▶ _AIM_:
Below are some records. Output the lines from the first one through the line that holds "const bold = px", exactly as written, with no pictures.

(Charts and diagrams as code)
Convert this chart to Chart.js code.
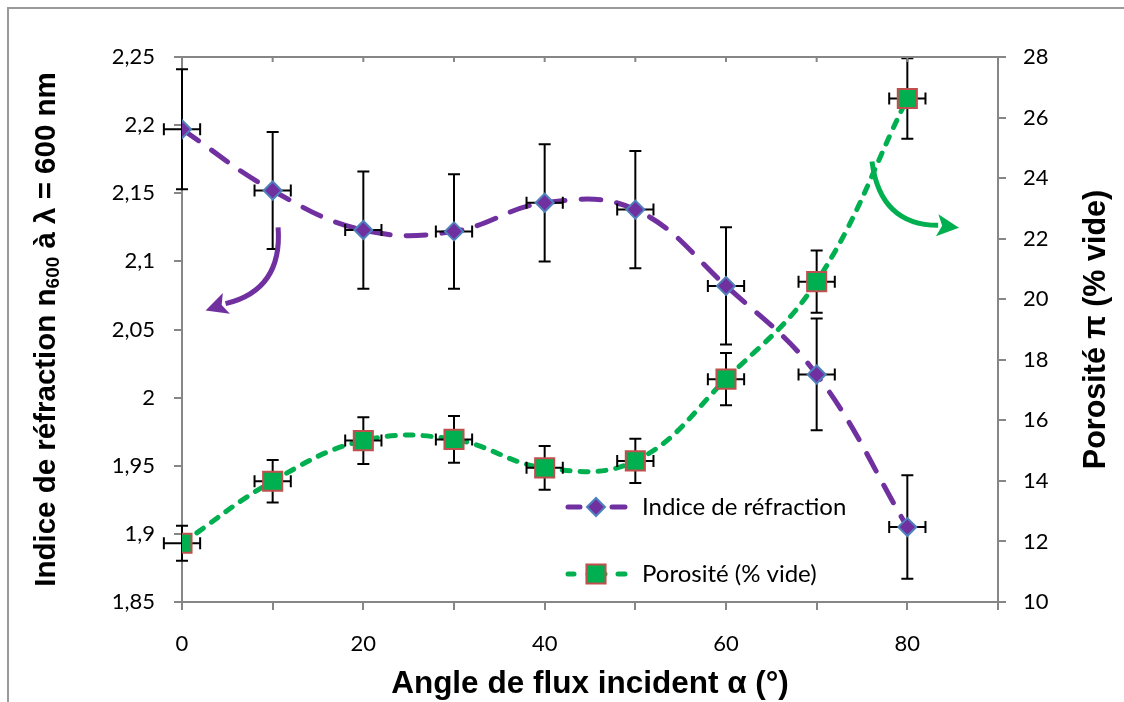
<!DOCTYPE html>
<html>
<head>
<meta charset="utf-8">
<script src="https://cdn.jsdelivr.net/npm/chart.js@4.4.0/dist/chart.umd.min.js"></script>
<style>
  html, body { margin: 0; padding: 0; background: #fff; }
  #wrap { width: 1124px; height: 702px; position: relative; }
</style>
</head>
<body>
<div id="wrap"><canvas id="chart" width="1124" height="702"></canvas></div>
<script>
// values
const angles = [0, 10, 20, 30, 40, 50, 60, 70, 80];
const angleErr = [2, 2, 2, 2, 2, 2, 2, 2, 2];
const indice = [2.197, 2.152, 2.123, 2.122, 2.143, 2.138, 2.082, 2.017, 1.905];
const indiceErr = [0.044, 0.043, 0.043, 0.042, 0.043, 0.043, 0.043, 0.041, 0.038];
const porosite = [11.94, 13.99, 15.33, 15.37, 14.43, 14.66, 17.36, 20.58, 26.63];
const porositeErr = [0.58, 0.70, 0.77, 0.77, 0.72, 0.73, 0.86, 1.03, 1.33];
const labelIndice = 'Indice de réfraction';
const labelPorosite = 'Porosité (% vide)';

const PURPLE = '#7030A0';
const GREEN = '#00B050';
const AXIS = '#868686';
const bold = px => 'bold ' + px + 'px "Liberation Sans", Arial, sans-serif';

Chart.defaults.font.family = 'Lato, "Noto Sans", sans-serif';
Chart.defaults.color = '#000';

const pts = vals => angles.map((a, i) => ({ x: a, y: vals[i] }));
const fmt = v => String(Math.round(v * 100) / 100).replace('.', ',');

// error bars, top frame, legend, arrows, axis titles
const extras = {
    id: 'extras',
    afterDatasetDraw(chart, args) {
        if (!chart.data.datasets[args.index].errorsAfter) return;
        const ctx = chart.ctx;
        const xs = chart.scales.x;
        const series = [[indice, indiceErr, chart.scales.y], [porosite, porositeErr, chart.scales.y2]];
        ctx.save();
        ctx.strokeStyle = '#000';
        ctx.lineWidth = 2;
        series.forEach(([vals, errs, ys]) => {
            vals.forEach((v, i) => {
                const x = xs.getPixelForValue(angles[i]);
                const y = ys.getPixelForValue(v);
                const y0 = ys.getPixelForValue(v - errs[i]);
                const y1 = ys.getPixelForValue(v + errs[i]);
                const x0 = xs.getPixelForValue(angles[i] - angleErr[i]);
                const x1 = xs.getPixelForValue(angles[i] + angleErr[i]);
                ctx.beginPath();
                ctx.moveTo(x, y0); ctx.lineTo(x, y1);
                ctx.moveTo(x - 6, y0); ctx.lineTo(x + 6, y0);
                ctx.moveTo(x - 6, y1); ctx.lineTo(x + 6, y1);
                ctx.moveTo(x0, y); ctx.lineTo(x1, y);
                ctx.moveTo(x0, y - 6); ctx.lineTo(x0, y + 6);
                ctx.moveTo(x1, y - 6); ctx.lineTo(x1, y + 6);
                ctx.stroke();
            });
        });
        ctx.restore();
    },
    afterDraw(chart) {
        const ctx = chart.ctx;
        const a = chart.chartArea;
        const xs = chart.scales.x, ys = chart.scales.y, ys2 = chart.scales.y2;
        const ds = chart.data.datasets;
        ctx.save();

        // outer frame (cut off on right and bottom)
        ctx.strokeStyle = '#9a9a9a';
        ctx.lineWidth = 2;
        ctx.strokeRect(8, 8, 1300, 1300);

        // top border with small inner ticks
        ctx.strokeStyle = AXIS;
        ctx.beginPath();
        ctx.moveTo(a.left, a.top); ctx.lineTo(a.right, a.top);
        xs.ticks.forEach(t => {
            const x = xs.getPixelForValue(t.value);
            ctx.moveTo(x, a.top); ctx.lineTo(x, a.top + 5);
        });
        ctx.stroke();

        // legend
        const legend = [
            { y: 507, label: labelIndice, pt: ds[0], line: ds[2], segs: [[568, 580], [612, 625]] },
            { y: 574, label: labelPorosite, pt: ds[1], line: ds[3], segs: [[568, 574], [588, 605], [618, 625]] }
        ];
        legend.forEach(it => {
            ctx.save();
            ctx.strokeStyle = it.line.borderColor;
            ctx.lineWidth = it.line.borderWidth;
            ctx.lineCap = 'round';
            ctx.beginPath();
            it.segs.forEach(s => { ctx.moveTo(s[0], it.y); ctx.lineTo(s[1], it.y); });
            ctx.stroke();
            ctx.fillStyle = it.pt.backgroundColor;
            ctx.strokeStyle = it.pt.borderColor;
            ctx.lineWidth = it.pt.borderWidth;
            Chart.helpers.drawPoint(ctx, { pointStyle: it.pt.pointStyle, radius: it.pt.pointRadius, borderWidth: it.pt.borderWidth }, 596, it.y);
            ctx.fillStyle = '#000';
            ctx.font = '24px Lato, "Noto Sans", sans-serif';
            ctx.textAlign = 'left';
            ctx.textBaseline = 'middle';
            ctx.fillText(it.label, 642, it.y);
            ctx.restore();
        });

        // curved arrows, given in data units
        const arrow = (scaleY, p0, c, p1, tip, color) => {
            const P = p => [xs.getPixelForValue(p[0]), scaleY.getPixelForValue(p[1])];
            const [x0, y0] = P(p0), [cx, cy] = P(c), [x1, y1] = P(p1), [tx, ty] = P(tip);
            ctx.strokeStyle = color;
            ctx.fillStyle = color;
            ctx.lineWidth = 5;
            ctx.beginPath();
            ctx.moveTo(x0, y0);
            ctx.quadraticCurveTo(cx, cy, x1, y1);
            ctx.stroke();
            const ang = Math.atan2(ty - y1, tx - x1);
            const len = 22, half = 11;
            const bx = tx - len * Math.cos(ang), by = ty - len * Math.sin(ang);
            ctx.beginPath();
            ctx.moveTo(tx, ty);
            ctx.lineTo(bx + half * Math.sin(ang), by - half * Math.cos(ang));
            ctx.lineTo(bx + 5 * Math.cos(ang), by + 5 * Math.sin(ang));
            ctx.lineTo(bx - half * Math.sin(ang), by + half * Math.cos(ang));
            ctx.closePath();
            ctx.fill();
        };
        arrow(ys, [10.6, 2.125], [11.1, 2.079], [4.8, 2.069], [2.6, 2.064], PURPLE);
        arrow(ys2, [76.1, 24.55], [77.0, 22.45], [83.4, 22.44], [85.7, 22.36], GREEN);

        // axis titles
        ctx.fillStyle = '#000';
        ctx.font = bold(31.5);
        ctx.textAlign = 'center';
        ctx.textBaseline = 'middle';
        ctx.fillText('Angle de flux incident α (°)', (a.left + a.right) / 2, 684);

        const cy = (a.top + a.bottom) / 2;
        ctx.save();
        ctx.translate(47, cy);
        ctx.rotate(-Math.PI / 2);
        const p1 = 'Indice de réfraction n', sub = '600', p2 = ' à λ = 600 nm';
        ctx.font = bold(29.5);
        const w1 = ctx.measureText(p1).width, w2 = ctx.measureText(p2).width;
        ctx.font = bold(19);
        const ws = ctx.measureText(sub).width;
        let x = -(w1 + ws + w2) / 2;
        ctx.textAlign = 'left';
        ctx.font = bold(29.5);
        ctx.fillText(p1, x, 0); x += w1;
        ctx.font = bold(19);
        ctx.fillText(sub, x, 7); x += ws;
        ctx.font = bold(29.5);
        ctx.fillText(p2, x, 0);
        ctx.restore();

        ctx.save();
        ctx.translate(1097, cy);
        ctx.rotate(-Math.PI / 2);
        ctx.font = bold(30.5);
        ctx.textAlign = 'center';
        ctx.fillText('Porosité π (% vide)', 0, 0);
        ctx.restore();

        ctx.restore();
    }
};

const axisGrid = { drawOnChartArea: false, tickLength: 8, color: AXIS, lineWidth: 2 };
const axisBorder = { color: AXIS, width: 2 };

new Chart(document.getElementById('chart').getContext('2d'), {
    type: 'line',
    data: {
        datasets: [
            {
                label: labelIndice, data: pts(indice), yAxisID: 'y', showLine: false, order: 2,
                pointStyle: 'rectRot', pointRadius: 9, backgroundColor: PURPLE, borderColor: '#4F81BD', borderWidth: 2
            },
            {
                label: labelPorosite, data: pts(porosite), yAxisID: 'y2', showLine: false, order: 1,
                pointStyle: 'rect', pointRadius: 13.5, backgroundColor: GREEN, borderColor: '#C0504D', borderWidth: 2
            },
            {
                label: labelIndice, data: pts(indice), yAxisID: 'y', order: 4, pointRadius: 0,
                borderColor: PURPLE, borderWidth: 5, borderDash: [20, 16], borderCapStyle: 'round', tension: 0.4, fill: false
            },
            {
                label: labelPorosite, data: pts(porosite), yAxisID: 'y2', order: 3, pointRadius: 0, errorsAfter: true,
                borderColor: GREEN, borderWidth: 5, borderDash: [8, 10], borderCapStyle: 'round', tension: 0.4, fill: false
            }
        ]
    },
    options: {
        responsive: false,
        animation: false,
        events: [],
        layout: { padding: { top: 57, left: 0, right: 0, bottom: 0 } },
        plugins: { legend: { display: false }, tooltip: { enabled: false } },
        scales: {
            x: {
                type: 'linear', min: 0, max: 90,
                ticks: { stepSize: 10, autoSkip: false, maxRotation: 0, padding: 21, font: { size: 22 },
                    callback: v => (v % 20 === 0 && v <= 80 ? String(v) : '') },
                grid: axisGrid, border: axisBorder,
                afterFit: s => { s.height = 100; }
            },
            y: {
                position: 'left', min: 1.85, max: 2.25,
                ticks: { stepSize: 0.05, padding: 19, font: { size: 22 }, callback: v => fmt(v) },
                grid: axisGrid, border: axisBorder,
                afterFit: s => { s.width = 182; }
            },
            y2: {
                position: 'right', min: 10, max: 28,
                ticks: { stepSize: 2, padding: 17, font: { size: 22 }, callback: v => fmt(v) },
                grid: axisGrid, border: axisBorder,
                afterFit: s => { s.width = 126; }
            }
        }
    },
    plugins: [extras]
});
</script>
</body>
</html>
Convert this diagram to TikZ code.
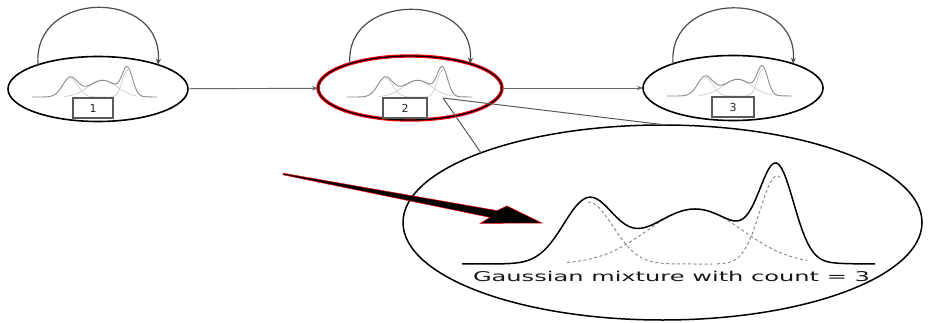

▶ _COMPLETE ANSWER_:
Convert this chart to Chart.js code.
<!DOCTYPE html>
<html>
<head>
<meta charset="utf-8">
<script src="https://cdn.jsdelivr.net/npm/chart.js@4.4.0/dist/chart.umd.min.js"></script>
<style>
  html, body { margin: 0; padding: 0; background: #fff; }
  #wrap { width: 1124px; height: 702px; position: relative; }
</style>
</head>
<body>
<div id="wrap"><canvas id="chart" width="1124" height="702"></canvas></div>
<script>
// values
const angles = [0, 10, 20, 30, 40, 50, 60, 70, 80];
const angleErr = [2, 2, 2, 2, 2, 2, 2, 2, 2];
const indice = [2.197, 2.152, 2.123, 2.122, 2.143, 2.138, 2.082, 2.017, 1.905];
const indiceErr = [0.044, 0.043, 0.043, 0.042, 0.043, 0.043, 0.043, 0.041, 0.038];
const porosite = [11.94, 13.99, 15.33, 15.37, 14.43, 14.66, 17.36, 20.58, 26.63];
const porositeErr = [0.58, 0.70, 0.77, 0.77, 0.72, 0.73, 0.86, 1.03, 1.33];
const labelIndice = 'Indice de réfraction';
const labelPorosite = 'Porosité (% vide)';

const PURPLE = '#7030A0';
const GREEN = '#00B050';
const AXIS = '#868686';
const bold = px => 'bold ' + px + 'px "Liberation Sans", Arial, sans-serif';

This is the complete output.